> [Brief]: Set the lines down again exactly, first line through the line that contains "const xTicks = ['0.005', '0.01', '0.015', '0.02'];", with no pictures.

> [Data lines]:
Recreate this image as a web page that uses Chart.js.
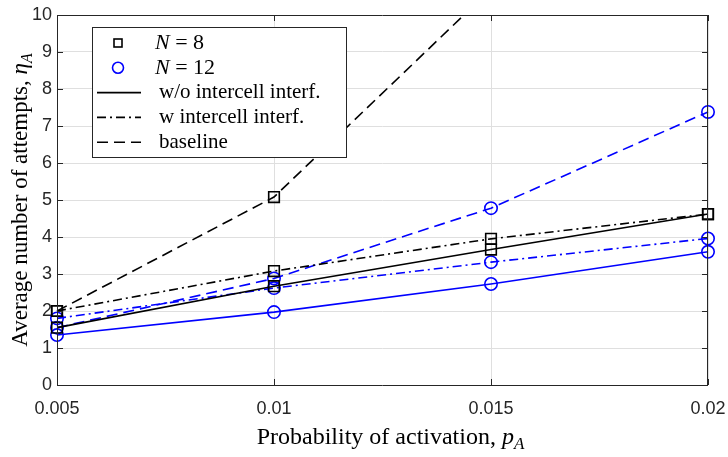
<!DOCTYPE html>
<html>
<head>
<meta charset="utf-8">
<script src="https://cdn.jsdelivr.net/npm/chart.js@4/dist/chart.umd.min.js"></script>
<style>
  html, body { margin: 0; padding: 0; background: #fff; }
  #wrap { width: 728px; height: 457px; }
</style>
</head>
<body>
<div id="wrap"><canvas id="chart" width="728" height="457"></canvas></div>
<script>
// probability of activation
const pA = [0.005, 0.01, 0.015, 0.02];
const xTicks = ['0.005', '0.01', '0.015', '0.02'];

// N = 8
const n8NoInterf = [1.55, 2.67, 3.66, 4.62];
const n8Interf = [2.0, 3.08, 3.95, 4.62];
const n8Baseline = [2.0, 5.08, 10.7, null];

// N = 12
const n12NoInterf = [1.35, 1.97, 2.73, 3.6];
const n12Interf = [1.8, 2.62, 3.32, 3.96];
const n12Baseline = [1.55, 2.88, 4.78, 7.38];

const DASH = [11, 6];
const DASHDOT = [9, 4, 2, 4];
const SERIF = '"Liberation Serif", "Times New Roman", serif';

function pts(ys) {
  return pA.map((x, i) => ({ x: x, y: ys[i] })).filter(p => p.y !== null);
}

function series(label, ys, color, dash, marker) {
  return {
    label: label,
    data: pts(ys),
    borderColor: color,
    backgroundColor: 'rgba(0,0,0,0)',
    borderWidth: 1.6,
    borderDash: dash,
    pointStyle: marker,
    pointRadius: marker === 'rect' ? 7.5 : 6.2,
    pointBorderWidth: 1.6,
    pointBorderColor: color,
    pointBackgroundColor: 'rgba(0,0,0,0)',
    clip: { left: 12, right: 12, top: 0, bottom: 12 },
    tension: 0
  };
}

// draw "text" then italic symbol with italic subscript
function mathLabel(ctx, plain, sym, sub, size, x, y) {
  ctx.font = size + 'px ' + SERIF;
  const w1 = ctx.measureText(plain).width;
  ctx.font = 'italic ' + size + 'px ' + SERIF;
  const w2 = ctx.measureText(sym).width;
  ctx.font = 'italic ' + Math.round(size * 0.7) + 'px ' + SERIF;
  const w3 = ctx.measureText(sub).width;
  const x0 = x - (w1 + w2 + w3) / 2;
  ctx.font = size + 'px ' + SERIF;
  ctx.fillText(plain, x0, y);
  ctx.font = 'italic ' + size + 'px ' + SERIF;
  ctx.fillText(sym, x0 + w1, y);
  ctx.font = 'italic ' + Math.round(size * 0.7) + 'px ' + SERIF;
  ctx.fillText(sub, x0 + w1 + w2, y + size * 0.28);
}

// box, inner ticks, legend and axis titles in MATLAB style
const framePlugin = {
  id: 'frame',
  afterDraw(chart) {
    const { ctx, chartArea: a, scales } = chart;
    ctx.save();
    ctx.strokeStyle = '#262626';
    ctx.lineWidth = 1;
    ctx.beginPath();
    ctx.rect(a.left + 0.5, a.top + 0.5, a.right - a.left - 1, a.bottom - a.top);
    ctx.stroke();
    ctx.beginPath();
    for (let v = 0; v <= 10; v++) {
      const y = Math.round(scales.y.getPixelForValue(v)) + 0.5;
      ctx.moveTo(a.left, y); ctx.lineTo(a.left + 6, y);
      ctx.moveTo(a.right, y); ctx.lineTo(a.right - 6, y);
    }
    pA.forEach(v => {
      const x = Math.round(scales.x.getPixelForValue(v)) + 0.5;
      ctx.moveTo(x, a.bottom); ctx.lineTo(x, a.bottom - 6);
      ctx.moveTo(x, a.top); ctx.lineTo(x, a.top + 6);
    });
    ctx.stroke();

    // legend
    const lx = 92, ly = 27, lw = 254, lh = 130;
    ctx.fillStyle = '#fff';
    ctx.fillRect(lx, ly, lw, lh);
    ctx.strokeStyle = '#262626';
    ctx.lineWidth = 1;
    ctx.strokeRect(lx + 0.5, ly + 0.5, lw, lh);
    const rows = [
      { kind: 'rect', color: '#000', label: ['N', ' = 8'] },
      { kind: 'circle', color: '#0000ff', label: ['N', ' = 12'] },
      { kind: 'line', dash: [], label: [null, 'w/o intercell interf.'] },
      { kind: 'line', dash: DASHDOT, label: [null, 'w intercell interf.'] },
      { kind: 'line', dash: DASH, label: [null, 'baseline'] }
    ];
    const sx1 = lx + 5, sx2 = lx + 49, sxm = lx + 26, tx = lx + 67;
    rows.forEach((r, i) => {
      const y = ly + 16 + i * 24.8;
      ctx.lineWidth = 1.6;
      if (r.kind === 'rect') {
        ctx.strokeStyle = r.color;
        ctx.strokeRect(sxm - 4, y - 4, 8, 8);
      } else if (r.kind === 'circle') {
        ctx.strokeStyle = r.color;
        ctx.beginPath(); ctx.arc(sxm, y, 5.5, 0, Math.PI * 2); ctx.stroke();
      } else {
        ctx.strokeStyle = '#000';
        ctx.setLineDash(r.dash);
        ctx.beginPath(); ctx.moveTo(sx1, y); ctx.lineTo(sx2, y); ctx.stroke();
        ctx.setLineDash([]);
      }
      ctx.fillStyle = '#000';
      ctx.textBaseline = 'middle';
      ctx.textAlign = 'left';
      if (r.label[0]) {
        let x = tx - 4;
        ctx.font = 'italic 22px ' + SERIF;
        ctx.fillText(r.label[0], x, y);
        x += ctx.measureText(r.label[0]).width;
        ctx.font = '22px ' + SERIF;
        ctx.fillText(r.label[1], x, y);
      } else {
        ctx.font = '21px ' + SERIF;
        ctx.fillText(r.label[1], tx, y);
      }
    });

    // axis titles
    ctx.fillStyle = '#000';
    ctx.textBaseline = 'middle';
    ctx.textAlign = 'left';
    mathLabel(ctx, 'Probability of activation, ', 'p', 'A', 24, (a.left + a.right) / 2 + 8, 438);
    ctx.translate(21, (a.top + a.bottom) / 2);
    ctx.rotate(-Math.PI / 2);
    mathLabel(ctx, 'Average number of attempts, ', '\u03b7', 'A', 23, 0, 0);
    ctx.restore();
  }
};

const tickFont = { family: '"Liberation Sans", Arial, sans-serif', size: 18 };

new Chart(document.getElementById('chart').getContext('2d'), {
  type: 'line',
  data: {
    datasets: [
      series('N=8 w/o', n8NoInterf, '#000', [], 'rect'),
      series('N=8 w', n8Interf, '#000', DASHDOT, 'rect'),
      series('N=8 baseline', n8Baseline, '#000', DASH, 'rect'),
      series('N=12 w/o', n12NoInterf, '#0000ff', [], 'circle'),
      series('N=12 w', n12Interf, '#0000ff', DASHDOT, 'circle'),
      series('N=12 baseline', n12Baseline, '#0000ff', DASH, 'circle')
    ]
  },
  options: {
    responsive: false,
    animation: false,
    layout: { autoPadding: false, padding: { top: 15, right: 20, left: 0, bottom: 0 } },
    plugins: { legend: { display: false }, tooltip: { enabled: false } },
    scales: {
      x: {
        type: 'linear',
        min: 0.005,
        max: 0.02,
        afterBuildTicks: s => { s.ticks = pA.map(v => ({ value: v })); },
        afterFit: s => { s.height = 72; s.paddingLeft = 0; s.paddingRight = 0; },
        ticks: {
          color: '#262626',
          font: tickFont,
          padding: 13,
          maxRotation: 0,
          callback: v => xTicks[pA.findIndex(p => Math.abs(p - v) < 1e-9)]
        },
        grid: { color: '#dfdfdf', lineWidth: 1, drawTicks: false },
        border: { display: false }
      },
      y: {
        min: 0,
        max: 10,
        afterFit: s => { s.width = 57; s.paddingTop = 0; s.paddingBottom = 0; },
        ticks: { stepSize: 1, color: '#262626', font: tickFont, padding: 5 },
        grid: { color: '#dfdfdf', lineWidth: 1, drawTicks: false },
        border: { display: false }
      }
    }
  },
  plugins: [framePlugin]
});
</script>
</body>
</html>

> [Result of the task]:
Recreate this image as a web page that uses Chart.js.
<!DOCTYPE html>
<html>
<head>
<meta charset="utf-8">
<script src="https://cdn.jsdelivr.net/npm/chart.js@4/dist/chart.umd.min.js"></script>
<style>
  html, body { margin: 0; padding: 0; background: #fff; }
  #wrap { width: 728px; height: 457px; }
</style>
</head>
<body>
<div id="wrap"><canvas id="chart" width="728" height="457"></canvas></div>
<script>
// probability of activation
const pA = [0.005, 0.01, 0.015, 0.02];
const xTicks = ['0.005', '0.01', '0.015', '0.02'];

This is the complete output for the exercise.